Richard North 19/07/2017 link

Brexit: reality unchecked

Tuesday 18 July 2017  

As near as can be certain, on exit day – 29 March 2019 – UK exports of food to EU member states are going to stop. This is not a matter for negotiation and nor can it be avoided. It is an inevitable consequence of the UK leaving the Single Market and becoming a "third country".

What happens to food imports from the EU is not so certain. This depends on whether conditions are imposed by the UK government which must be satisfied before consignments are allowed entry to our territory. And the intentions of the government in this respect are as yet unclear.

As regards food exports, in an earlier piece, I estimated that an average of about 700 trucks a day pass through the two Dover ports (tunnel and seaport). That is likely to be highly variable though, with a possibility of seasonal peaks up 2,000 a day.

Although this is only a proportion of the average of 12,000 or so lorries passing through, there are enough to cause considerable disruption in their own right. Nevertheless the likelihood is that the rest of the traffic may be disrupted as well, but for different if not entirely unrelated reasons.

There are some measures, even now, that could be taken to reduce the general disruption, although these will only shorten the delays rather than eliminate them. And one possible outcome is the mother of all traffic jams, leading to Operation Stack on steroids.

However bad it gets on exit day, we will be able to do nothing about the logjam at the French end, or on the borders with other member states (not forgetting the airports which take a substantial amount of freight). The decisions will have already been taken. But we can make preparations to mitigate the effects – which indeed we must.

Bearing in mind that close-on 40 percent of our food currently comes from the Continent, if that supply chain is disrupted,we could have serious shortages, particularly in fresh foods. We would be confronting the very real possibility of empty supermarket shelves and people going hungry.

What the government must do, therefore, is prioritise. That means protecting the supply chain to make sure that food imports get through. In the longer term, we will need to sort out the export situation, but first things first – people must be fed.

Early on, some months before exit day, food exporters – whether selling processed goods or primary produce – will need advance warning. They should be told that, from exit day until further notice, no exports to EU member states will be possible. They must be instructed to keep their vehicles away from the ports.

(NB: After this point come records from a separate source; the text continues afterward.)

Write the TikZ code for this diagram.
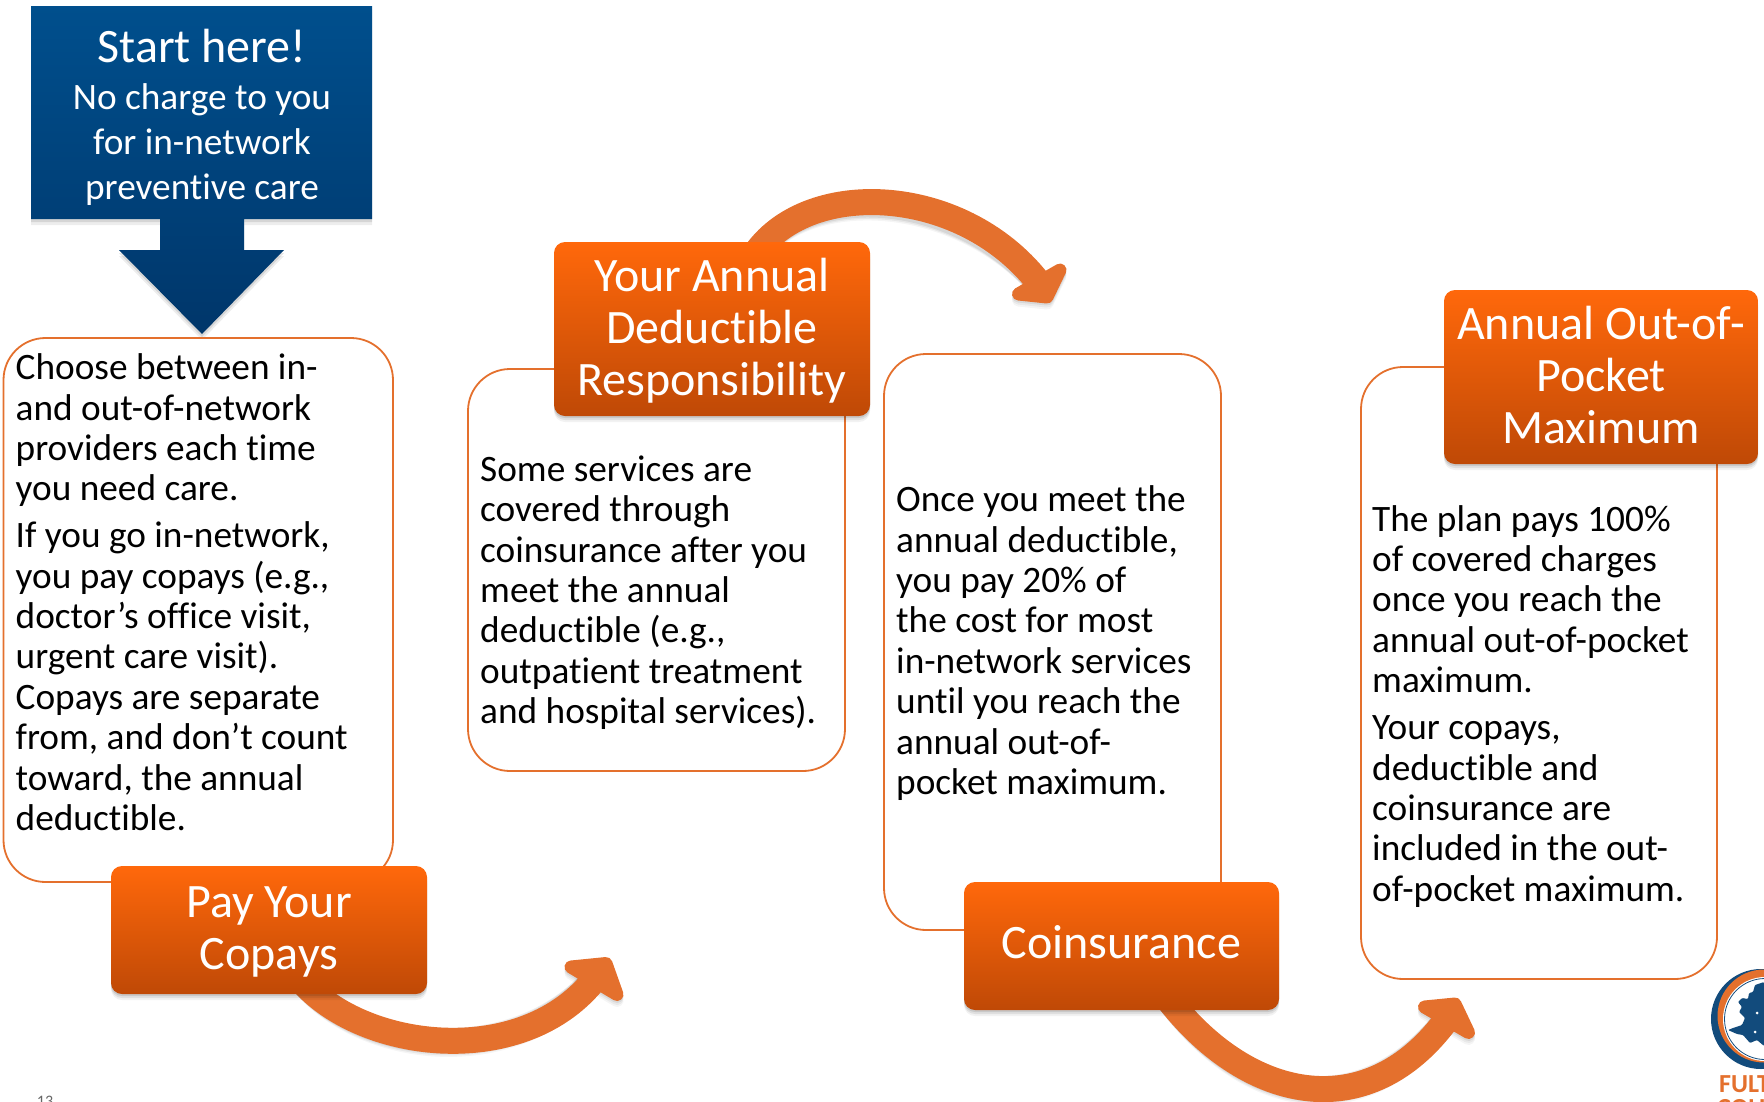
\documentclass[tikz,border=0pt]{standalone}
\usepackage{fontspec}
\setmainfont[Ligatures=NoCommon]{Carlito}
\usetikzlibrary{arrows.meta,shadows}
\definecolor{accent}{HTML}{E4702D}
\definecolor{orangetop}{HTML}{FF680B}
\definecolor{orangebot}{HTML}{BF4906}
\definecolor{bluetop}{HTML}{004F8D}
\definecolor{bluebot}{HTML}{00366A}
\definecolor{navy}{HTML}{124B7C}
\pgfdeclarelayer{arrowlayer}
\pgfsetlayers{arrowlayer,main}
\tikzset{
  softshadow/.style={
    general shadow={fill=black,fill opacity=.10,draw=none,shadow yshift=-2pt},
    general shadow={fill=black,fill opacity=.08,draw=none,shadow yshift=-4pt},
    general shadow={fill=black,fill opacity=.05,draw=none,shadow yshift=-6pt}},
  header/.style={rectangle,rounded corners=11pt,inner sep=0pt,top color=orangetop,bottom color=orangebot,softshadow},
  headertext/.style={inner sep=0pt,text=white,align=center,font=\fontsize{48}{51.8}\selectfont},
  panel/.style={rectangle,rounded corners=42pt,draw=accent,line width=1.8pt,fill=white,inner sep=0pt},
  bodytext/.style={anchor=north west,inner sep=0pt,align=left,text=black,font=\fontsize{37.3}{40.4}\selectfont},
  starttext/.style={inner sep=0pt,align=center,text=white},
  curvearrow/.style={draw=accent,line width=26pt,-{Triangle[length=14pt,width=30pt]}},
  arrowshade/.style={draw=black,line width=26pt,opacity=#1},
  headshape/.style={line width=13pt,line join=round},
}
\newcommand{\flowarrow}[2]{%
  \begin{pgfonlayer}{arrowlayer}
    \draw[arrowshade=.07,yshift=-2pt] #1;
    \draw[arrowshade=.06,yshift=-4pt] #1;
    \draw[arrowshade=.04,yshift=-6pt] #1;
    \draw[headshape,black,fill=black,opacity=.07,yshift=-2pt] #2;
    \draw[headshape,black,fill=black,opacity=.05,yshift=-4pt] #2;
    \draw[headshape,black,fill=black,opacity=.04,yshift=-6pt] #2;
    \draw[curvearrow] #1;
    \draw[headshape,accent,fill=accent] #2;
  \end{pgfonlayer}}
\begin{document}
\begin{tikzpicture}[x=1pt,y=-1pt]
\useasboundingbox (0,0) rectangle (1764,1101);
\clip (0,0) rectangle (1764,1101);

% start callout
\path[fill=black,fill opacity=.10,yshift=-3pt] (31,6)--(372,6)--(372,219)--(244,219)--(244,250)--(284,250)--(202,334)--(119,250)--(160,250)--(160,219)--(31,219)--cycle;
\path[fill=black,fill opacity=.07,yshift=-6pt] (31,6)--(372,6)--(372,219)--(244,219)--(244,250)--(284,250)--(202,334)--(119,250)--(160,250)--(160,219)--(31,219)--cycle;

% panels
\node[panel,minimum width=389.5pt,minimum height=544pt] (panelA) at (198.25,610) {};
\node[panel,minimum width=377pt,minimum height=402pt] (panelB) at (656.5,570) {};
\node[panel,minimum width=337pt,minimum height=576pt] (panelC) at (1052.5,642) {};
\node[panel,minimum width=356pt,minimum height=612pt] (panelD) at (1539,673) {};

\path[top color=bluetop,bottom color=bluebot] (31,6)--(372,6)--(372,219)--(244,219)--(244,250)--(284,250)--(202,334)--(119,250)--(160,250)--(160,219)--(31,219)--cycle;
\node[starttext,font=\fontsize{48}{52}\selectfont] (startA) at (202,46) {Start here!};
\node[starttext,font=\fontsize{37.3}{45}\selectfont,anchor=north] (startB) at (202,83) {No charge to you\\for in-network\\preventive care};

% panel text
\node[bodytext] (textA) at (15.5,353.5) {Choose between in-\\and out-of-network\\providers each time\\you need care.\\[6.5pt]If you go in-network,\\you pay copays (e.g.,\\doctor’s office visit,\\urgent care visit).\\Copays are separate\\from, and don’t count\\toward, the annual\\deductible.};
\node[bodytext] (textB) at (480,455.5) {Some services are\\covered through\\coinsurance after you\\meet the annual\\deductible (e.g.,\\outpatient treatment\\and hospital services).};
\node[bodytext] (textC) at (896,485.5) {Once you meet the\\annual deductible,\\you pay 20\% of\\the cost for most\\in-network services\\until you reach the\\annual out-of-\\pocket maximum.};
\node[bodytext] (textD) at (1372,505) {The plan pays 100\%\\of covered charges\\once you reach the\\annual out-of-pocket\\maximum.\\[6.5pt]Your copays,\\deductible and\\coinsurance are\\included in the out-\\of-pocket maximum.};

% headers
\node[header,minimum width=316pt,minimum height=128pt,label={[headertext,yshift=-2.2pt]center:{Pay Your\\Copays}}] (copay) at (269,930) {};
\node[header,minimum width=316pt,minimum height=174pt,label={[headertext,yshift=-1.7pt]center:{Your Annual\\Deductible\\Responsibility}}] (deduct) at (712,329) {};
\node[header,minimum width=315pt,minimum height=128pt,label={[headertext,yshift=3.4pt]center:{Coinsurance}}] (coins) at (1121.5,946) {};
\node[header,minimum width=314pt,minimum height=174pt,label={[headertext,yshift=2.2pt]center:{Annual Out-of-\\Pocket\\Maximum}}] (oop) at (1601,377) {};

% connectors
\coordinate (endA) at (604,967);
\coordinate (endB) at (1046,292);
\coordinate (endC) at (1455,1008);
\flowarrow{([shift={(34,-12)}]copay.south) .. controls (365,1052) and (525,1070) .. (endA)}
  {(571,967) -- (606,963.5) -- (617,994.5) -- cycle}
\flowarrow{([shift={(42,14)}]deduct.north) .. controls (805,178) and (960,183) .. (endB)}
  {(1018.5,294) -- (1047,297) -- (1060,270) -- cycle}
\flowarrow{([shift={(46,-12)}]coins.south) .. controls (1250,1105) and (1370,1125) .. (endC)}
  {(1424.5,1007) -- (1455,1004) -- (1468.5,1032.5) -- cycle}

% logo
\fill[navy] (1761,1019) circle (50);
\fill[accent] (1764,1016) circle (46.5);
\fill[white] (1765,1019) circle (42);
\draw[navy,line width=.8pt] (1765,1019) circle (40.5);
\fill[navy,rounded corners=1pt] (1738,1002)--(1742,998)--(1748,999)--(1749,993)--(1753,992)--(1755,985)--(1764,982)--(1764,1046)--(1757,1040)--(1750,1043)--(1743,1035)--(1737,1034)--(1728,1030)--(1733,1028)--(1742,1025)--(1745,1018)--(1739,1012)--(1742,1007)--cycle;
\fill[white] (1757,1013) circle (1.5) (1755,1032) circle (1.5);
\node[anchor=base west,inner sep=0pt,text=accent,font=\fontsize{26}{26}\bfseries\selectfont] (logoA) at (1719,1092) {FULT};
\node[anchor=base west,inner sep=0pt,text=accent,font=\fontsize{26}{26}\bfseries\selectfont] (logoB) at (1717,1116) {COU};
\node[anchor=base,inner sep=0pt,text=black!60,font=\fontsize{16}{16}\selectfont] (pagenum) at (45,1106) {13};
\end{tikzpicture}
\end{document}
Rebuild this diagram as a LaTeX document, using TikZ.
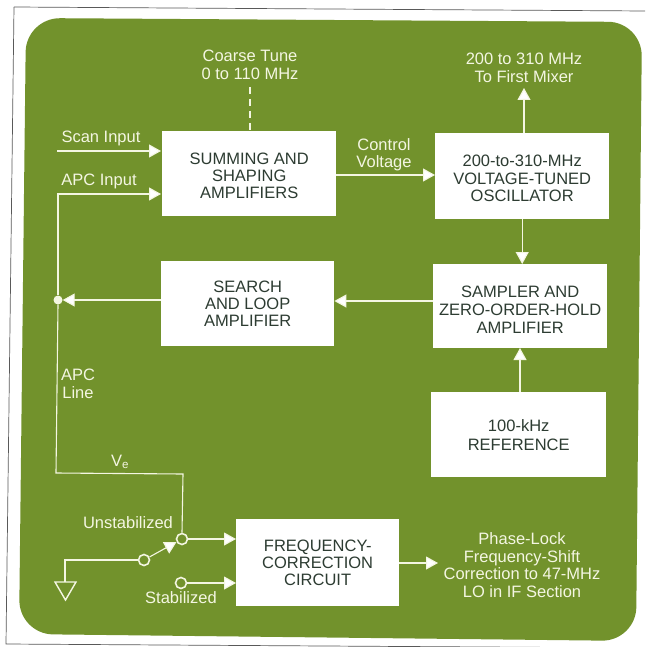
\documentclass[tikz,border=0pt]{standalone}
\usepackage{fontspec}
\setmainfont{Liberation Sans}
\usetikzlibrary{arrows.meta}
\definecolor{panel}{RGB}{114,146,44}
\definecolor{ink}{RGB}{45,60,50}
\definecolor{pale}{RGB}{244,246,226}
\newcommand{\dn}[1]{\rule{0pt}{#1pt}}
\tikzset{
  x=1pt,y=-1pt,
  blockbox/.style={fill=white,draw=none,inner sep=0pt,align=center,text=ink,font=\fontsize{16.5}{17.2}\selectfont,anchor=north west},
  wire/.style={draw=pale,line width=1.1pt},
  arrowwire/.style={wire,-{Triangle[length=12pt,width=13pt,fill=white]}},
  lbl/.style={text=pale,align=center,font=\fontsize{16.5}{17.4}\selectfont,inner sep=0pt},
  contact/.style={circle,draw=pale,line width=1.6pt,fill=panel,minimum size=11pt,inner sep=0pt},
  junction/.style={circle,fill=pale,minimum size=9pt,inner sep=0pt},
}
\begin{document}
\begin{tikzpicture}
\useasboundingbox (0,0) rectangle (645,647);
\fill[white] (0,0) rectangle (645,647);
\draw[gray!70!black,line width=0.7pt] (14,7) -- (645,11);
\draw[gray!70!black,line width=0.7pt] (14,7) -- (6,644) -- (645,648);
\fill[panel,rounded corners=34pt] (26,18) -- (642,22) -- (636,641) -- (19,634) -- cycle;

\node[blockbox,minimum width=174pt,minimum height=85pt] (sum) at (162,131) {\dn{16}SUMMING AND\\SHAPING\\AMPLIFIERS};
\node[blockbox,minimum width=174pt,minimum height=86pt] (vco) at (435,133) {\dn{16}200-to-310-MHz\\VOLTAGE-TUNED\\OSCILLATOR};
\node[blockbox,minimum width=173pt,minimum height=85pt] (search) at (161,261) {SEARCH\\AND LOOP\\AMPLIFIER};
\node[blockbox,minimum width=174pt,minimum height=84pt] (samp) at (433,264) {\dn{18}SAMPLER AND\\[1pt]ZERO-ORDER-HOLD\\[1pt]AMPLIFIER};
\node[blockbox,minimum width=175pt,minimum height=85pt] (ref) at (431,392) {100-kHz\\[2pt]REFERENCE};
\node[blockbox,minimum width=163pt,minimum height=87pt] (fcc) at (236,519) {FREQUENCY-\\CORRECTION\\CIRCUIT};

\node[lbl] (coarse) at (250,65) {Coarse Tune\\0 to 110 MHz};
\node[lbl] (mixer) at (524,68) {200 to 310 MHz\\To First Mixer};
\node[lbl] (scan) at (101,138) {Scan Input};
\node[lbl] (apc) at (99,181) {APC Input};
\node[lbl] (ctl) at (384,155) {Control\\Voltage};
\node[lbl] (line) at (78,384) {APC\\Line};
\node[lbl] (ve) at (120,462) {V\textsubscript{e}};
\node[lbl] (unst) at (128,523) {Unstabilized};
\node[lbl] (stab) at (181,598) {Stabilized};
\node[lbl] (phase) at (522,565) {Phase-Lock\\Frequency-Shift\\Correction to 47-MHz\\LO in IF Section};

\coordinate (scanin) at (57,151);
\coordinate (scanend) at (161,151);
\coordinate (apcend) at (161,194);
\coordinate (apccorner) at (58,194);
\coordinate (jn) at (58,300);
\coordinate (lowcorner) at (56,473);
\coordinate (vecorner) at (183,474);
\coordinate (coarseend) at (250,87);
\coordinate (gndtop) at (65,560);
\coordinate (gndbase) at (65,582);
\coordinate (outend) at (438,563);
\coordinate (vcoout) at (524,88);

\node[junction] (dot) at (jn) {};
\node[contact] (cu) at (182,539) {};
\node[contact] (cs) at (181,583) {};
\node[contact] (cp) at (144,560) {};

% ground symbol
\draw[pale,line width=1.4pt,line join=miter] (55,582) -- (76,582) -- (65.5,600) -- cycle;

\draw[arrowwire] (scanin) -- (scanend);
\draw[wire,dash pattern=on 7pt off 5pt] (coarseend) -- (coarseend |- sum.north);
\draw[arrowwire] (dot.north) -- (apccorner) -- (apcend);
\draw[wire] (dot.south) -- (lowcorner) -- (vecorner) -- (cu.north);
\draw[arrowwire] (sum.east |- 0,175) -- (vco.west |- 0,175);
\draw[arrowwire] (vcoout |- vco.north) -- (vcoout);
\draw[arrowwire] (vco.south) -- (samp.north -| vco.south);
\draw[arrowwire] (520,392) -- (520,348);
\draw[arrowwire] (samp.west |- 0,301) -- (search.east |- 0,301);
\draw[arrowwire] (search.west |- dot.east) -- (dot.east);
\draw[arrowwire] (cu.east) -- (fcc.west |- cu.east);
\draw[arrowwire] (cs.east) -- (fcc.west |- cs.east);
\draw[arrowwire] (cp) -- (cu);
\draw[wire] (cp.west) -- (gndtop) -- (gndbase);
\draw[arrowwire] (fcc.east |- outend) -- (outend);
\end{tikzpicture}
\end{document}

To enforce this, on the day, there will need to be road blocks in place well outside the ports. All commercial vehicles carrying food, live animals, or products of animal origin, must be kept away from the ports and the routes into them.

Other vehicles should only be allowed into the ports on a one out (of Calais) - one in (to Dover) basis, with priority empty vehicles making their return journeys to the Continent.

Thus, for each vehicle that clears a French ports, one vehicle is allowed into a British ports for processing and onwards clearance. This means that the traffic flow is matched to the processing to the speed of the French, thus preventing the ports and ferries (and the trains) from becoming congested.

That there will be a huge drop in the export traffic is a given – but that is going to happen anyway. The more important thing is to clear the way for imports of food, keeping the supermarket shelves full and people fed.

All being well, the first few days after exit day, there may be some relaxations. More goods may progressively be allowed through the system. But until and unless the French and other Continental ports have the facilities in place to check British imports – both in terms of veterinary and other specialist checks, as well as customs checks - the flow of traffic will be drastically restricted.

Despite all that, reality is a long, long way away. Purely in terms of infrastructure, building and equipping the inspection posts and customs facilities – the actual physical structures – there is not enough time to get the buildings erected. Then staff also have to be recruited and trained – and paid for.

Yet, for all the talking, we're getting absolutely nothing from the French state – or any other European states – of any plans to accommodate the extra checks. And the thing is, until the UK has concluded its Article 50 settlement, there is no way plans could sensibly be made.

Thus we dwell in a state of complete unreality. On the front pages yesterday of the Independent and the Guardian, we got Prof Tim Lang publishing a report supposedly on Brexit and its implications for the UK food system. Yet it addresses none of the issues raised here. It really is as if really lives on a different galaxy.

Unnoticed by the likes of Lang, what we are going to see in Brexit is the supply system being smashed. That will be the immediate effect. We need to stop messing about. We need to stop deluding ourselves. The only questions are how bad, and how lasting the damage will be.  

A secondary effect of Brexit on the food supply system will be to crash some domestic wholesale prices, as produce originally intended for export is diverted onto the domestic market. The longer-term effect, though, could be disastrous, driving farms into bankruptcy, giving rise to substantial price increases. And that's without considering tariffs – but then that's a whole different question. In a chaotic system, prediction is near impossible.

Meanwhile, we have that arrogant fool, Dominic Cummings sounding off on Twitter, describing David Davis as "manufactured exactly to specification as the perfect stooge for Heywood: thick as mince, lazy as a toad, & vain as Narcissus". This stupid, stupid man is the one who ignored advice on adopting an exit plan, setting up a crass, negative Brexit campaign which is largely responsible for the mess we're in.

Cummings may even be right about Davis – a man sitting in Brussels with no notes - but he is hardly in a position to be critical of any of the players, given his own dire role in the proceedings.

With the Tory "ultras" rampant, and our all but invisible and terminally weakened prime minister unable to control her own ministers, there seems to be no one in charge. Instead, we get fatuous reports from the likes of Tim Lang who, in all the many years I've known him has never let an original thought sully his mind.

But, while the minions squabble, and the pretenders prance, reality is closing in, unrecognised and unchecked. It cannot be stopped. On exit day, the trucks stop rolling. The die was cast the moment Theresa May decided to abandon the Single Market.